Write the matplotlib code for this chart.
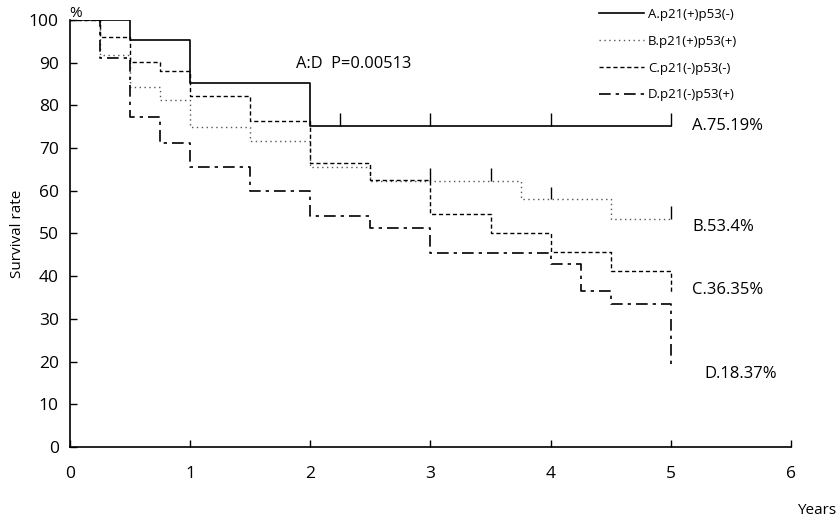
import matplotlib.pyplot as plt

plt.rcParams['font.family'] = ['Open Sans', 'DejaVu Sans']

# Kaplan-Meier steps (years, survival %)
a_t = [0, 0.5, 1, 2, 5]
a_s = [100, 95.2, 85.2, 75.19, 75.19]
b_t = [0, 0.25, 0.5, 0.75, 1, 1.5, 2, 2.5, 3.75, 4.5, 5]
b_s = [100, 91.8, 84.2, 81.3, 75.0, 71.7, 65.5, 62.3, 58.0, 53.4, 53.4]
c_t = [0, 0.25, 0.5, 0.75, 1, 1.5, 2, 2.5, 3, 3.5, 4, 4.5, 5]
c_s = [100, 96.0, 90.2, 88.1, 82.2, 76.4, 66.6, 62.5, 54.6, 50.2, 45.7, 41.1, 36.35]
d_t = [0, 0.25, 0.5, 0.75, 1, 1.5, 2, 2.5, 3, 4, 4.25, 4.5, 5]
d_s = [100, 91.2, 77.2, 71.3, 65.6, 60.0, 54.2, 51.4, 45.5, 42.9, 36.6, 33.5, 18.37]

# censored observations
a_cens = [2.25, 3, 4, 5]
b_cens = [3, 3.5, 4, 5]

labels = ['A.p21(+)p53(-)', 'B.p21(+)p53(+)', 'C.p21(-)p53(-)', 'D.p21(-)p53(+)']
end_labels = ['A.75.19%', 'B.53.4%', 'C.36.35%', 'D.18.37%']


def surv_at(t, times, surv):
    val = surv[0]
    for ti, si in zip(times, surv):
        if ti <= t:
            val = si
    return val


fig = plt.figure(figsize=(8.39, 5.25), dpi=100)
ax = fig.add_axes([0.0834, 0.1486, 0.8594, 0.8133])

styles = [
    dict(color='black', lw=1.2, ls='-'),
    dict(color='#555555', lw=1.0, ls=(0, (1, 2.5))),
    dict(color='black', lw=1.0, ls=(0, (3, 2))),
    dict(color='black', lw=1.2, ls=(0, (7, 3, 2, 3))),
]
series = [(a_t, a_s), (b_t, b_s), (c_t, c_s), (d_t, d_s)]
for (t, s), st, lab in zip(series, styles, labels):
    ax.step(t, s, where='post', label=lab, **st)

for times, (t, s) in [(a_cens, series[0]), (b_cens, series[1])]:
    for c in times:
        y = surv_at(c, t, s)
        ax.vlines(c, y, y + 3, color='black', lw=1.0)

ax.set_xlim(0, 6)
ax.set_ylim(0, 100)
ax.set_xticks(range(0, 7))
ax.set_yticks(range(0, 101, 10))
ax.spines['top'].set_visible(False)
ax.spines['right'].set_visible(False)
for sp in ['left', 'bottom']:
    ax.spines[sp].set_linewidth(1.2)
ax.tick_params(direction='in', length=5, width=1, labelsize=12.5, pad=8)
ax.tick_params(axis='x', pad=14)
ax.set_ylabel('Survival rate', fontsize=11, labelpad=3)

fig.text(0.083, 0.975, '%', fontsize=11, ha='left', va='center')
fig.text(0.996, 0.028, 'Years', fontsize=11, ha='right', va='center')

ax.text(1.88, 89.6, 'A:D  P=0.00513', fontsize=11.8, ha='left', va='center')

end_y = [75.19, 51.5, 36.8, 17]
end_x = [5.18, 5.18, 5.18, 5.28]
for lab, x, y in zip(end_labels, end_x, end_y):
    ax.text(x, y, lab, fontsize=12, ha='left', va='center')

leg = ax.legend(loc='upper left', bbox_to_anchor=(0.708, 0.995), bbox_transform=fig.transFigure,
                frameon=False, fontsize=9.5, handlelength=3.4, handletextpad=0.3,
                labelspacing=1.05, borderaxespad=0)

fig.savefig('out.png', dpi=100)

### Short problem
Retype the data above exactly; pictures are not part of the copy.

### Task solution
Write the matplotlib code for this chart.
import matplotlib.pyplot as plt

plt.rcParams['font.family'] = ['Open Sans', 'DejaVu Sans']

# Kaplan-Meier steps (years, survival %)
a_t = [0, 0.5, 1, 2, 5]
a_s = [100, 95.2, 85.2, 75.19, 75.19]
b_t = [0, 0.25, 0.5, 0.75, 1, 1.5, 2, 2.5, 3.75, 4.5, 5]
b_s = [100, 91.8, 84.2, 81.3, 75.0, 71.7, 65.5, 62.3, 58.0, 53.4, 53.4]
c_t = [0, 0.25, 0.5, 0.75, 1, 1.5, 2, 2.5, 3, 3.5, 4, 4.5, 5]
c_s = [100, 96.0, 90.2, 88.1, 82.2, 76.4, 66.6, 62.5, 54.6, 50.2, 45.7, 41.1, 36.35]
d_t = [0, 0.25, 0.5, 0.75, 1, 1.5, 2, 2.5, 3, 4, 4.25, 4.5, 5]
d_s = [100, 91.2, 77.2, 71.3, 65.6, 60.0, 54.2, 51.4, 45.5, 42.9, 36.6, 33.5, 18.37]

# censored observations
a_cens = [2.25, 3, 4, 5]
b_cens = [3, 3.5, 4, 5]

labels = ['A.p21(+)p53(-)', 'B.p21(+)p53(+)', 'C.p21(-)p53(-)', 'D.p21(-)p53(+)']
end_labels = ['A.75.19%', 'B.53.4%', 'C.36.35%', 'D.18.37%']


def surv_at(t, times, surv):
    val = surv[0]
    for ti, si in zip(times, surv):
        if ti <= t:
            val = si
    return val


fig = plt.figure(figsize=(8.39, 5.25), dpi=100)
ax = fig.add_axes([0.0834, 0.1486, 0.8594, 0.8133])

styles = [
    dict(color='black', lw=1.2, ls='-'),
    dict(color='#555555', lw=1.0, ls=(0, (1, 2.5))),
    dict(color='black', lw=1.0, ls=(0, (3, 2))),
    dict(color='black', lw=1.2, ls=(0, (7, 3, 2, 3))),
]
series = [(a_t, a_s), (b_t, b_s), (c_t, c_s), (d_t, d_s)]
for (t, s), st, lab in zip(series, styles, labels):
    ax.step(t, s, where='post', label=lab, **st)

for times, (t, s) in [(a_cens, series[0]), (b_cens, series[1])]:
    for c in times:
        y = surv_at(c, t, s)
        ax.vlines(c, y, y + 3, color='black', lw=1.0)

ax.set_xlim(0, 6)
ax.set_ylim(0, 100)
ax.set_xticks(range(0, 7))
ax.set_yticks(range(0, 101, 10))
ax.spines['top'].set_visible(False)
ax.spines['right'].set_visible(False)
for sp in ['left', 'bottom']:
    ax.spines[sp].set_linewidth(1.2)
ax.tick_params(direction='in', length=5, width=1, labelsize=12.5, pad=8)
ax.tick_params(axis='x', pad=14)
ax.set_ylabel('Survival rate', fontsize=11, labelpad=3)

fig.text(0.083, 0.975, '%', fontsize=11, ha='left', va='center')
fig.text(0.996, 0.028, 'Years', fontsize=11, ha='right', va='center')

ax.text(1.88, 89.6, 'A:D  P=0.00513', fontsize=11.8, ha='left', va='center')

end_y = [75.19, 51.5, 36.8, 17]
end_x = [5.18, 5.18, 5.18, 5.28]
for lab, x, y in zip(end_labels, end_x, end_y):
    ax.text(x, y, lab, fontsize=12, ha='left', va='center')

leg = ax.legend(loc='upper left', bbox_to_anchor=(0.708, 0.995), bbox_transform=fig.transFigure,
                frameon=False, fontsize=9.5, handlelength=3.4, handletextpad=0.3,
                labelspacing=1.05, borderaxespad=0)

fig.savefig('out.png', dpi=100)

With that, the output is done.